**What to work on:** Pictures aside, quote the whole listing exactly.

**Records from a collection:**
-=-=-

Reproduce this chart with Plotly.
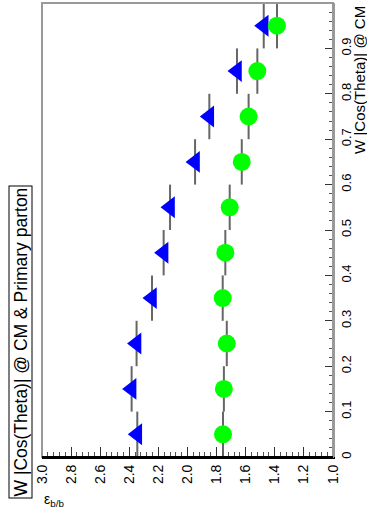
import plotly.graph_objects as go

# |cos(theta)| bin centres
cos_bins = [0.05, 0.15, 0.25, 0.35, 0.45, 0.55, 0.65, 0.75, 0.85, 0.95]
bin_half = [0.05] * 10
# green circles
green_vals = [1.756, 1.75, 1.73, 1.758, 1.74, 1.71, 1.627, 1.58, 1.52, 1.385]
# blue triangles
blue_vals = [2.345, 2.384, 2.35, 2.244, 2.164, 2.12, 1.948, 1.85, 1.66, 1.476]

x_ticks = [3.0, 2.8, 2.6, 2.4, 2.2, 2.0, 1.8, 1.6, 1.4, 1.2, 1.0]
y_ticks = [0, 0.1, 0.2, 0.3, 0.4, 0.5, 0.6, 0.7, 0.8, 0.9, 1.0]
y_tick_text = ["0", "0.1", "0.2", "0.3", "0.4", "0.5", "0.6", "0.7", "0.8", "0.9", "1"]

FONT = "Liberation Sans, Arial, sans-serif"

fig = go.Figure()
fig.add_trace(go.Scatter(
    x=blue_vals, y=cos_bins, mode="markers",
    marker=dict(symbol="triangle-left", size=19, color="#0000ff", line=dict(width=0)),
    error_y=dict(type="data", array=bin_half, color="#666666", thickness=2, width=0),
    showlegend=False))
fig.add_trace(go.Scatter(
    x=green_vals, y=cos_bins, mode="markers",
    marker=dict(symbol="circle", size=18, color="#00ff00", line=dict(width=0)),
    error_y=dict(type="data", array=bin_half, color="#666666", thickness=2, width=0),
    showlegend=False))

fig.update_layout(
    width=367, height=527,
    margin=dict(l=42, r=34, t=3, b=70),
    paper_bgcolor="white", plot_bgcolor="white",
    font=dict(family=FONT, color="black"),
    xaxis=dict(range=[3.0, 1.0], tickvals=x_ticks, tickformat=".1f",
               tickangle=-90, tickfont=dict(size=14, family=FONT),
               ticks="inside", ticklen=10, tickwidth=1, tickcolor="#333",
               minor=dict(dtick=0.04, ticks="inside", ticklen=5, tickcolor="#555"),
               showgrid=False, zeroline=False,
               showline=True, linecolor="black", linewidth=2),
    yaxis=dict(range=[0, 1], side="right", tickvals=y_ticks, ticktext=y_tick_text,
               tickangle=-90, tickfont=dict(size=13, family=FONT),
               ticks="inside", ticklen=8, tickwidth=1, tickcolor="#333",
               minor=dict(dtick=0.02, ticks="inside", ticklen=4, tickcolor="#555"),
               showgrid=False, zeroline=False,
               showline=True, linecolor="#999", linewidth=2),
)

# frame
fig.add_shape(type="rect", xref="paper", yref="paper", x0=0, x1=1, y0=0, y1=1,
              line=dict(color="#999", width=2), layer="above")
fig.add_shape(type="line", xref="paper", yref="paper", x0=0, x1=1, y0=0, y1=0,
              line=dict(color="black", width=2), layer="above")

# title box
fig.add_annotation(text="W |Cos(Theta)| @ CM & Primary parton",
                   xref="paper", yref="paper", x=(20 - 42) / 291, y=(457 - 342.5) / 454,
                   xanchor="center", yanchor="middle", textangle=-90, showarrow=False,
                   font=dict(size=17.5, family=FONT, color="black"),
                   bordercolor="black", borderwidth=1, borderpad=1, bgcolor="white")
# y axis title (right)
fig.add_annotation(text="W |Cos(Theta)| @ CM",
                   xref="paper", yref="paper", x=(360 - 42) / 291, y=0.998,
                   xanchor="center", yanchor="top", textangle=-90, showarrow=False,
                   font=dict(size=15, family=FONT, color="black"))
# x axis title
fig.add_annotation(text="ε<sub>b/b</sub>",
                   xref="paper", yref="paper", x=0.0, y=(457 - 500) / 454,
                   xanchor="left", yanchor="middle", showarrow=False,
                   font=dict(size=14, family=FONT, color="black"))

fig.write_html("out.html")
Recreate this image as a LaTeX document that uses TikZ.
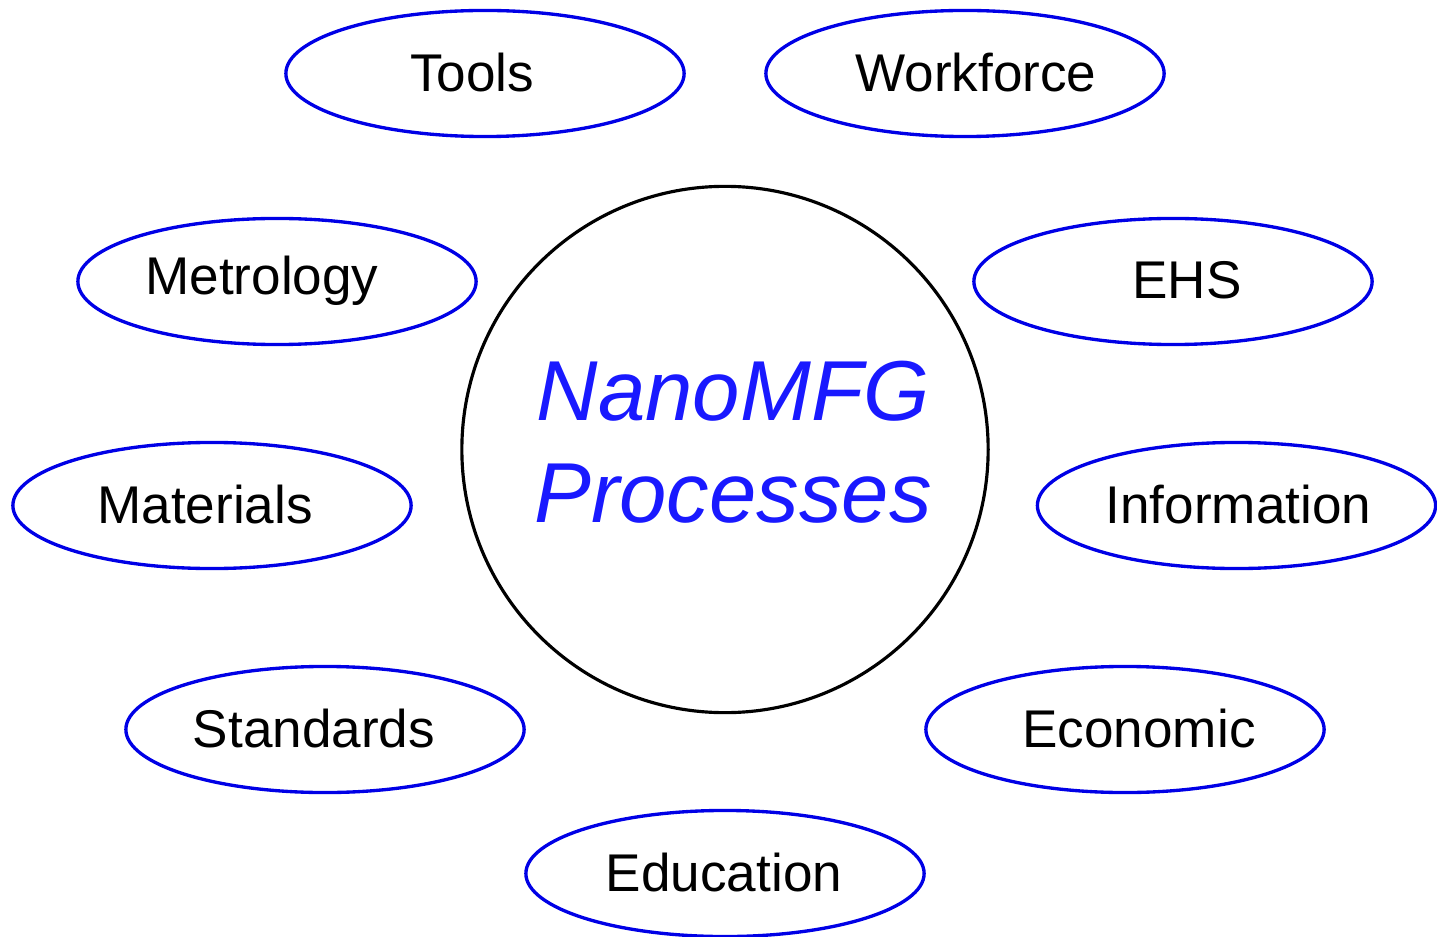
\documentclass[tikz,border=0pt]{standalone}
\usepackage{fontspec}
\setmainfont{Liberation Sans}
\usetikzlibrary{shapes.geometric}
\definecolor{ovalblue}{RGB}{0,0,230}
\definecolor{textblue}{RGB}{25,25,255}
\begin{document}
\begin{tikzpicture}[x=0.01cm,y=-0.01cm,
  oval/.style={ellipse,draw=ovalblue,line width=0.95pt,minimum width=3.98cm,minimum height=1.26cm,inner sep=0pt},
  lab/.style={font=\fontsize{15.1}{17}\selectfont,inner sep=0pt},
  hub/.style={circle,draw=black,line width=0.9pt,minimum size=5.26cm,inner sep=0pt},
  hubtext/.style={font=\fontsize{24.2}{28.9}\selectfont\itshape,text=textblue,align=center,inner sep=0pt}]
\useasboundingbox (0,0) rectangle (1437,937);
\node[hub] (hub) at (725,449.5) {};
\node[hubtext] (hubt) at (733,442) {NanoMFG\\Processes};
\node[oval] (tools) at (485,73.5) {};
\node[lab] at ([xshift=-13*0.01cm,yshift=0.01cm]tools.center) {Tools};
\node[oval] (work) at (965,73.5) {};
\node[lab] at ([xshift=11*0.01cm,yshift=0.01cm]work.center) {Workforce};
\node[oval] (metro) at (277,281.5) {};
\node[lab] at ([xshift=-15*0.01cm,yshift=0.01cm]metro.center) {Metrology};
\node[oval] (ehs) at (1173,281.5) {};
\node[lab] at ([xshift=14*0.01cm,yshift=0.01cm]ehs.center) {EHS};
\node[oval] (mat) at (212,505.5) {};
\node[lab] at ([xshift=-7*0.01cm,yshift=0.01cm]mat.center) {Materials};
\node[oval] (info) at (1236.5,505.5) {};
\node[lab] at ([xshift=2*0.01cm,yshift=0.01cm]info.center) {Information};
\node[oval] (std) at (325,729.5) {};
\node[lab] at ([xshift=-11*0.01cm,yshift=0.01cm]std.center) {Standards};
\node[oval] (eco) at (1125,729.5) {};
\node[lab] at ([xshift=14*0.01cm,yshift=0.01cm]eco.center) {Economic};
\node[oval] (edu) at (725,873.5) {};
\node[lab] at ([xshift=-1*0.01cm,yshift=0.01cm]edu.center) {Education};
\end{tikzpicture}
\end{document}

-=-=-

**The completed task:**
Reproduce this chart with Plotly.
import plotly.graph_objects as go

# |cos(theta)| bin centres
cos_bins = [0.05, 0.15, 0.25, 0.35, 0.45, 0.55, 0.65, 0.75, 0.85, 0.95]
bin_half = [0.05] * 10
# green circles
green_vals = [1.756, 1.75, 1.73, 1.758, 1.74, 1.71, 1.627, 1.58, 1.52, 1.385]
# blue triangles
blue_vals = [2.345, 2.384, 2.35, 2.244, 2.164, 2.12, 1.948, 1.85, 1.66, 1.476]

x_ticks = [3.0, 2.8, 2.6, 2.4, 2.2, 2.0, 1.8, 1.6, 1.4, 1.2, 1.0]
y_ticks = [0, 0.1, 0.2, 0.3, 0.4, 0.5, 0.6, 0.7, 0.8, 0.9, 1.0]
y_tick_text = ["0", "0.1", "0.2", "0.3", "0.4", "0.5", "0.6", "0.7", "0.8", "0.9", "1"]

FONT = "Liberation Sans, Arial, sans-serif"

fig = go.Figure()
fig.add_trace(go.Scatter(
    x=blue_vals, y=cos_bins, mode="markers",
    marker=dict(symbol="triangle-left", size=19, color="#0000ff", line=dict(width=0)),
    error_y=dict(type="data", array=bin_half, color="#666666", thickness=2, width=0),
    showlegend=False))
fig.add_trace(go.Scatter(
    x=green_vals, y=cos_bins, mode="markers",
    marker=dict(symbol="circle", size=18, color="#00ff00", line=dict(width=0)),
    error_y=dict(type="data", array=bin_half, color="#666666", thickness=2, width=0),
    showlegend=False))

fig.update_layout(
    width=367, height=527,
    margin=dict(l=42, r=34, t=3, b=70),
    paper_bgcolor="white", plot_bgcolor="white",
    font=dict(family=FONT, color="black"),
    xaxis=dict(range=[3.0, 1.0], tickvals=x_ticks, tickformat=".1f",
               tickangle=-90, tickfont=dict(size=14, family=FONT),
               ticks="inside", ticklen=10, tickwidth=1, tickcolor="#333",
               minor=dict(dtick=0.04, ticks="inside", ticklen=5, tickcolor="#555"),
               showgrid=False, zeroline=False,
               showline=True, linecolor="black", linewidth=2),
    yaxis=dict(range=[0, 1], side="right", tickvals=y_ticks, ticktext=y_tick_text,
               tickangle=-90, tickfont=dict(size=13, family=FONT),
               ticks="inside", ticklen=8, tickwidth=1, tickcolor="#333",
               minor=dict(dtick=0.02, ticks="inside", ticklen=4, tickcolor="#555"),
               showgrid=False, zeroline=False,
               showline=True, linecolor="#999", linewidth=2),
)

# frame
fig.add_shape(type="rect", xref="paper", yref="paper", x0=0, x1=1, y0=0, y1=1,
              line=dict(color="#999", width=2), layer="above")
fig.add_shape(type="line", xref="paper", yref="paper", x0=0, x1=1, y0=0, y1=0,
              line=dict(color="black", width=2), layer="above")

# title box
fig.add_annotation(text="W |Cos(Theta)| @ CM & Primary parton",
                   xref="paper", yref="paper", x=(20 - 42) / 291, y=(457 - 342.5) / 454,
                   xanchor="center", yanchor="middle", textangle=-90, showarrow=False,
                   font=dict(size=17.5, family=FONT, color="black"),
                   bordercolor="black", borderwidth=1, borderpad=1, bgcolor="white")
# y axis title (right)
fig.add_annotation(text="W |Cos(Theta)| @ CM",
                   xref="paper", yref="paper", x=(360 - 42) / 291, y=0.998,
                   xanchor="center", yanchor="top", textangle=-90, showarrow=False,
                   font=dict(size=15, family=FONT, color="black"))
# x axis title
fig.add_annotation(text="ε<sub>b/b</sub>",
                   xref="paper", yref="paper", x=0.0, y=(457 - 500) / 454,
                   xanchor="left", yanchor="middle", showarrow=False,
                   font=dict(size=14, family=FONT, color="black"))

fig.write_html("out.html")
Recreate this image as a LaTeX document that uses TikZ.
\documentclass[tikz,border=0pt]{standalone}
\usepackage{fontspec}
\setmainfont{Liberation Sans}
\usetikzlibrary{shapes.geometric}
\definecolor{ovalblue}{RGB}{0,0,230}
\definecolor{textblue}{RGB}{25,25,255}
\begin{document}
\begin{tikzpicture}[x=0.01cm,y=-0.01cm,
  oval/.style={ellipse,draw=ovalblue,line width=0.95pt,minimum width=3.98cm,minimum height=1.26cm,inner sep=0pt},
  lab/.style={font=\fontsize{15.1}{17}\selectfont,inner sep=0pt},
  hub/.style={circle,draw=black,line width=0.9pt,minimum size=5.26cm,inner sep=0pt},
  hubtext/.style={font=\fontsize{24.2}{28.9}\selectfont\itshape,text=textblue,align=center,inner sep=0pt}]
\useasboundingbox (0,0) rectangle (1437,937);
\node[hub] (hub) at (725,449.5) {};
\node[hubtext] (hubt) at (733,442) {NanoMFG\\Processes};
\node[oval] (tools) at (485,73.5) {};
\node[lab] at ([xshift=-13*0.01cm,yshift=0.01cm]tools.center) {Tools};
\node[oval] (work) at (965,73.5) {};
\node[lab] at ([xshift=11*0.01cm,yshift=0.01cm]work.center) {Workforce};
\node[oval] (metro) at (277,281.5) {};
\node[lab] at ([xshift=-15*0.01cm,yshift=0.01cm]metro.center) {Metrology};
\node[oval] (ehs) at (1173,281.5) {};
\node[lab] at ([xshift=14*0.01cm,yshift=0.01cm]ehs.center) {EHS};
\node[oval] (mat) at (212,505.5) {};
\node[lab] at ([xshift=-7*0.01cm,yshift=0.01cm]mat.center) {Materials};
\node[oval] (info) at (1236.5,505.5) {};
\node[lab] at ([xshift=2*0.01cm,yshift=0.01cm]info.center) {Information};
\node[oval] (std) at (325,729.5) {};
\node[lab] at ([xshift=-11*0.01cm,yshift=0.01cm]std.center) {Standards};
\node[oval] (eco) at (1125,729.5) {};
\node[lab] at ([xshift=14*0.01cm,yshift=0.01cm]eco.center) {Economic};
\node[oval] (edu) at (725,873.5) {};
\node[lab] at ([xshift=-1*0.01cm,yshift=0.01cm]edu.center) {Education};
\end{tikzpicture}
\end{document}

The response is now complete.